- **RECORDED INFORMATION**
## begin

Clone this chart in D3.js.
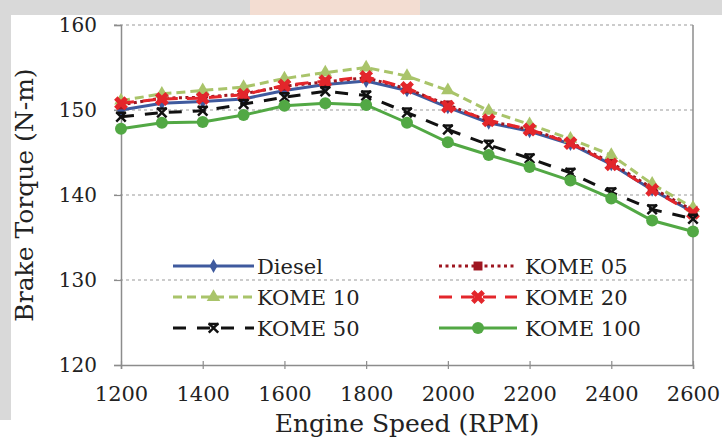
<!DOCTYPE html>
<html>
<head>
<meta charset="utf-8">
<script src="https://cdn.jsdelivr.net/npm/d3@7"></script>
<style>
  html, body { margin: 0; padding: 0; background: #ffffff; }
  svg { display: block; }
</style>
</head>
<body>
<svg id="chart" width="722" height="439"></svg>
<script>
// ---- data ----
const speeds = [1200, 1300, 1400, 1500, 1600, 1700, 1800, 1900, 2000, 2100, 2200, 2300, 2400, 2500, 2600];
const seriesNames = ["Diesel", "KOME 05", "KOME 10", "KOME 20", "KOME 50", "KOME 100"];
const diesel  = [150.0, 150.8, 151.0, 151.3, 152.3, 153.0, 153.4, 152.3, 150.3, 148.5, 147.5, 146.0, 143.6, 140.6, 138.0];
const kome05  = [150.6, 151.4, 151.5, 151.9, 152.8, 153.3, 153.8, 152.5, 150.6, 148.7, 147.7, 146.2, 143.8, 140.8, 138.2];
const kome10  = [151.1, 151.9, 152.3, 152.7, 153.7, 154.4, 155.0, 154.0, 152.3, 149.9, 148.3, 146.6, 144.7, 141.3, 138.5];
const kome20  = [150.8, 151.3, 151.4, 151.8, 152.9, 153.4, 153.9, 152.6, 150.4, 148.8, 147.7, 146.1, 143.6, 140.6, 137.9];
const kome50  = [149.2, 149.7, 149.9, 150.7, 151.5, 152.2, 151.7, 149.7, 147.7, 145.9, 144.3, 142.6, 140.3, 138.3, 137.2];
const kome100 = [147.8, 148.5, 148.6, 149.4, 150.5, 150.8, 150.6, 148.5, 146.2, 144.7, 143.3, 141.7, 139.6, 137.0, 135.7];
const yTicks = [120, 130, 140, 150, 160];
const xTicks = [1200, 1400, 1600, 1800, 2000, 2200, 2400, 2600];
const xTitle = "Engine Speed (RPM)";
const yTitle = "Brake Torque (N-m)";

const allValues = [diesel, kome05, kome10, kome20, kome50, kome100];

// ---- styles ----
const styles = [
  { color: "#3f5a9e", dash: null,    marker: "diamond" },
  { color: "#9e1620", dash: "3,3.5", marker: "square" },
  { color: "#a9c46a", dash: "9,5",   marker: "triangle" },
  { color: "#e3262b", dash: "13,9",  marker: "x" },
  { color: "#111111", dash: "13,11", marker: "star" },
  { color: "#52a844", dash: null,    marker: "circle" }
];

const svg = d3.select("#chart");
const FONT = "'DejaVu Serif', 'Liberation Serif', serif";

// background watermark-like grey bands
svg.append("rect").attr("x", 0).attr("y", 0).attr("width", 722).attr("height", 439).attr("fill", "#ffffff");
svg.append("rect").attr("x", 0).attr("y", 0).attr("width", 722).attr("height", 15).attr("fill", "#d9d9d9");
svg.append("rect").attr("x", 0).attr("y", 0).attr("width", 11).attr("height", 420).attr("fill", "#d9d9d9");
svg.append("rect").attr("x", 250).attr("y", 0).attr("width", 170).attr("height", 15).attr("fill", "#f3ddd2");

const L = 121, R = 693, T = 25, B = 365;
const x = d3.scaleLinear().domain([1200, 2600]).range([L, R]);
const y = d3.scaleLinear().domain([120, 160]).range([B, T]);

// grid lines
const grid = svg.append("g");
grid.selectAll("line").data(yTicks.filter(d => d > 120)).join("line")
  .attr("x1", L - 7).attr("x2", R)
  .attr("y1", d => y(d)).attr("y2", d => y(d))
  .attr("stroke", "#9a9a9a").attr("stroke-width", 1.2)
  .attr("stroke-dasharray", "3,3");

// right border
svg.append("line").attr("x1", R).attr("x2", R).attr("y1", T).attr("y2", B)
  .attr("stroke", "#8c8c8c").attr("stroke-width", 1.5);

// y axis
const yAxis = svg.append("g").attr("transform", `translate(${L},0)`)
  .call(d3.axisLeft(y).tickValues(yTicks).tickSize(7).tickPadding(17).tickFormat(d3.format("d")));
yAxis.select(".domain").attr("stroke", "#8c8c8c").attr("stroke-width", 1.5);
yAxis.selectAll(".tick line").attr("stroke", "#8c8c8c").attr("stroke-width", 1.2);
yAxis.selectAll("text").attr("font-family", FONT).attr("font-size", 20).attr("fill", "#222");

// x axis
const xAxis = svg.append("g").attr("transform", `translate(0,${B})`)
  .call(d3.axisBottom(x).tickValues(xTicks).tickSize(4).tickPadding(17).tickFormat(d3.format("d")));
xAxis.select(".domain").attr("stroke", "#8c8c8c").attr("stroke-width", 1.5);
xAxis.selectAll(".tick line").attr("y1", -4).attr("y2", 4).attr("stroke", "#8c8c8c").attr("stroke-width", 1.2);
xAxis.selectAll("text").attr("font-family", FONT).attr("font-size", 21).attr("fill", "#222");

// axis titles
svg.append("text").attr("x", (L + R) / 2).attr("y", 432)
  .attr("text-anchor", "middle").attr("font-family", FONT).attr("font-size", 25).attr("fill", "#222")
  .text(xTitle);
svg.append("text").attr("transform", `translate(33,${(T + B) / 2}) rotate(-90)`)
  .attr("text-anchor", "middle").attr("font-family", FONT).attr("font-size", 25).attr("fill", "#222")
  .text(yTitle);

// marker drawing
function drawMarker(g, type, color, cx, cy) {
  if (type === "diamond") {
    g.append("path").attr("d", d3.symbol(d3.symbolDiamond, 55)()).attr("transform", `translate(${cx},${cy})`)
      .attr("fill", color);
  } else if (type === "square") {
    g.append("path").attr("d", d3.symbol(d3.symbolSquare, 80)()).attr("transform", `translate(${cx},${cy})`)
      .attr("fill", color);
  } else if (type === "triangle") {
    g.append("path").attr("d", d3.symbol(d3.symbolTriangle, 80)()).attr("transform", `translate(${cx},${cy})`)
      .attr("fill", color);
  } else if (type === "x") {
    g.append("path").attr("d", d3.symbol(d3.symbolCross, 120)()).attr("transform", `translate(${cx},${cy}) rotate(45)`)
      .attr("fill", color);
  } else if (type === "star") {
    g.append("path").attr("d", d3.symbol(d3.symbolX, 60)()).attr("transform", `translate(${cx},${cy})`)
      .attr("fill", "none").attr("stroke", color).attr("stroke-width", 2.5);
    g.append("line").attr("x1", cx - 5).attr("x2", cx + 5).attr("y1", cy - 4).attr("y2", cy - 4)
      .attr("stroke", color).attr("stroke-width", 2.5);
  } else if (type === "circle") {
    g.append("circle").attr("cx", cx).attr("cy", cy).attr("r", 6).attr("fill", color);
  }
}

const line = d3.line().x((d, i) => x(speeds[i])).y(d => y(d));

// series
allValues.forEach((vals, si) => {
  const st = styles[si];
  const g = svg.append("g");
  g.append("path").datum(vals).attr("d", line)
    .attr("fill", "none").attr("stroke", st.color).attr("stroke-width", 3)
    .attr("stroke-dasharray", st.dash);
  vals.forEach((v, i) => drawMarker(g, st.marker, st.color, x(speeds[i]), y(v)));
});

// legend
const legendRows = [266, 297, 328];
const legendCols = [{ x1: 173, x2: 254, tx: 257 }, { x1: 439, x2: 517, tx: 525 }];
seriesNames.forEach((name, si) => {
  const row = Math.floor(si / 2), col = si % 2;
  const c = legendCols[col], ly = legendRows[row], st = styles[si];
  const g = svg.append("g");
  g.append("line").attr("x1", c.x1).attr("x2", c.x2).attr("y1", ly).attr("y2", ly)
    .attr("stroke", st.color).attr("stroke-width", 3).attr("stroke-dasharray", st.dash);
  drawMarker(g, st.marker, st.color, (c.x1 + c.x2) / 2, ly);
  g.append("text").attr("x", c.tx).attr("y", ly).attr("dy", "0.36em")
    .attr("font-family", FONT).attr("font-size", 21).attr("fill", "#222").text(name);
});
</script>
</body>
</html>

## end

- **STATED GOAL**
Reproduce the whole listing above word for word, but not its pictures.

- **RESULT FOR THIS TASK**
Clone this chart in D3.js.
<!DOCTYPE html>
<html>
<head>
<meta charset="utf-8">
<script src="https://cdn.jsdelivr.net/npm/d3@7"></script>
<style>
  html, body { margin: 0; padding: 0; background: #ffffff; }
  svg { display: block; }
</style>
</head>
<body>
<svg id="chart" width="722" height="439"></svg>
<script>
// ---- data ----
const speeds = [1200, 1300, 1400, 1500, 1600, 1700, 1800, 1900, 2000, 2100, 2200, 2300, 2400, 2500, 2600];
const seriesNames = ["Diesel", "KOME 05", "KOME 10", "KOME 20", "KOME 50", "KOME 100"];
const diesel  = [150.0, 150.8, 151.0, 151.3, 152.3, 153.0, 153.4, 152.3, 150.3, 148.5, 147.5, 146.0, 143.6, 140.6, 138.0];
const kome05  = [150.6, 151.4, 151.5, 151.9, 152.8, 153.3, 153.8, 152.5, 150.6, 148.7, 147.7, 146.2, 143.8, 140.8, 138.2];
const kome10  = [151.1, 151.9, 152.3, 152.7, 153.7, 154.4, 155.0, 154.0, 152.3, 149.9, 148.3, 146.6, 144.7, 141.3, 138.5];
const kome20  = [150.8, 151.3, 151.4, 151.8, 152.9, 153.4, 153.9, 152.6, 150.4, 148.8, 147.7, 146.1, 143.6, 140.6, 137.9];
const kome50  = [149.2, 149.7, 149.9, 150.7, 151.5, 152.2, 151.7, 149.7, 147.7, 145.9, 144.3, 142.6, 140.3, 138.3, 137.2];
const kome100 = [147.8, 148.5, 148.6, 149.4, 150.5, 150.8, 150.6, 148.5, 146.2, 144.7, 143.3, 141.7, 139.6, 137.0, 135.7];
const yTicks = [120, 130, 140, 150, 160];
const xTicks = [1200, 1400, 1600, 1800, 2000, 2200, 2400, 2600];
const xTitle = "Engine Speed (RPM)";
const yTitle = "Brake Torque (N-m)";

const allValues = [diesel, kome05, kome10, kome20, kome50, kome100];

// ---- styles ----
const styles = [
  { color: "#3f5a9e", dash: null,    marker: "diamond" },
  { color: "#9e1620", dash: "3,3.5", marker: "square" },
  { color: "#a9c46a", dash: "9,5",   marker: "triangle" },
  { color: "#e3262b", dash: "13,9",  marker: "x" },
  { color: "#111111", dash: "13,11", marker: "star" },
  { color: "#52a844", dash: null,    marker: "circle" }
];

const svg = d3.select("#chart");
const FONT = "'DejaVu Serif', 'Liberation Serif', serif";

// background watermark-like grey bands
svg.append("rect").attr("x", 0).attr("y", 0).attr("width", 722).attr("height", 439).attr("fill", "#ffffff");
svg.append("rect").attr("x", 0).attr("y", 0).attr("width", 722).attr("height", 15).attr("fill", "#d9d9d9");
svg.append("rect").attr("x", 0).attr("y", 0).attr("width", 11).attr("height", 420).attr("fill", "#d9d9d9");
svg.append("rect").attr("x", 250).attr("y", 0).attr("width", 170).attr("height", 15).attr("fill", "#f3ddd2");

const L = 121, R = 693, T = 25, B = 365;
const x = d3.scaleLinear().domain([1200, 2600]).range([L, R]);
const y = d3.scaleLinear().domain([120, 160]).range([B, T]);

// grid lines
const grid = svg.append("g");
grid.selectAll("line").data(yTicks.filter(d => d > 120)).join("line")
  .attr("x1", L - 7).attr("x2", R)
  .attr("y1", d => y(d)).attr("y2", d => y(d))
  .attr("stroke", "#9a9a9a").attr("stroke-width", 1.2)
  .attr("stroke-dasharray", "3,3");

// right border
svg.append("line").attr("x1", R).attr("x2", R).attr("y1", T).attr("y2", B)
  .attr("stroke", "#8c8c8c").attr("stroke-width", 1.5);

// y axis
const yAxis = svg.append("g").attr("transform", `translate(${L},0)`)
  .call(d3.axisLeft(y).tickValues(yTicks).tickSize(7).tickPadding(17).tickFormat(d3.format("d")));
yAxis.select(".domain").attr("stroke", "#8c8c8c").attr("stroke-width", 1.5);
yAxis.selectAll(".tick line").attr("stroke", "#8c8c8c").attr("stroke-width", 1.2);
yAxis.selectAll("text").attr("font-family", FONT).attr("font-size", 20).attr("fill", "#222");

// x axis
const xAxis = svg.append("g").attr("transform", `translate(0,${B})`)
  .call(d3.axisBottom(x).tickValues(xTicks).tickSize(4).tickPadding(17).tickFormat(d3.format("d")));
xAxis.select(".domain").attr("stroke", "#8c8c8c").attr("stroke-width", 1.5);
xAxis.selectAll(".tick line").attr("y1", -4).attr("y2", 4).attr("stroke", "#8c8c8c").attr("stroke-width", 1.2);
xAxis.selectAll("text").attr("font-family", FONT).attr("font-size", 21).attr("fill", "#222");

// axis titles
svg.append("text").attr("x", (L + R) / 2).attr("y", 432)
  .attr("text-anchor", "middle").attr("font-family", FONT).attr("font-size", 25).attr("fill", "#222")
  .text(xTitle);
svg.append("text").attr("transform", `translate(33,${(T + B) / 2}) rotate(-90)`)
  .attr("text-anchor", "middle").attr("font-family", FONT).attr("font-size", 25).attr("fill", "#222")
  .text(yTitle);

// marker drawing
function drawMarker(g, type, color, cx, cy) {
  if (type === "diamond") {
    g.append("path").attr("d", d3.symbol(d3.symbolDiamond, 55)()).attr("transform", `translate(${cx},${cy})`)
      .attr("fill", color);
  } else if (type === "square") {
    g.append("path").attr("d", d3.symbol(d3.symbolSquare, 80)()).attr("transform", `translate(${cx},${cy})`)
      .attr("fill", color);
  } else if (type === "triangle") {
    g.append("path").attr("d", d3.symbol(d3.symbolTriangle, 80)()).attr("transform", `translate(${cx},${cy})`)
      .attr("fill", color);
  } else if (type === "x") {
    g.append("path").attr("d", d3.symbol(d3.symbolCross, 120)()).attr("transform", `translate(${cx},${cy}) rotate(45)`)
      .attr("fill", color);
  } else if (type === "star") {
    g.append("path").attr("d", d3.symbol(d3.symbolX, 60)()).attr("transform", `translate(${cx},${cy})`)
      .attr("fill", "none").attr("stroke", color).attr("stroke-width", 2.5);
    g.append("line").attr("x1", cx - 5).attr("x2", cx + 5).attr("y1", cy - 4).attr("y2", cy - 4)
      .attr("stroke", color).attr("stroke-width", 2.5);
  } else if (type === "circle") {
    g.append("circle").attr("cx", cx).attr("cy", cy).attr("r", 6).attr("fill", color);
  }
}

const line = d3.line().x((d, i) => x(speeds[i])).y(d => y(d));

// series
allValues.forEach((vals, si) => {
  const st = styles[si];
  const g = svg.append("g");
  g.append("path").datum(vals).attr("d", line)
    .attr("fill", "none").attr("stroke", st.color).attr("stroke-width", 3)
    .attr("stroke-dasharray", st.dash);
  vals.forEach((v, i) => drawMarker(g, st.marker, st.color, x(speeds[i]), y(v)));
});

// legend
const legendRows = [266, 297, 328];
const legendCols = [{ x1: 173, x2: 254, tx: 257 }, { x1: 439, x2: 517, tx: 525 }];
seriesNames.forEach((name, si) => {
  const row = Math.floor(si / 2), col = si % 2;
  const c = legendCols[col], ly = legendRows[row], st = styles[si];
  const g = svg.append("g");
  g.append("line").attr("x1", c.x1).attr("x2", c.x2).attr("y1", ly).attr("y2", ly)
    .attr("stroke", st.color).attr("stroke-width", 3).attr("stroke-dasharray", st.dash);
  drawMarker(g, st.marker, st.color, (c.x1 + c.x2) / 2, ly);
  g.append("text").attr("x", c.tx).attr("y", ly).attr("dy", "0.36em")
    .attr("font-family", FONT).attr("font-size", 21).attr("fill", "#222").text(name);
});
</script>
</body>
</html>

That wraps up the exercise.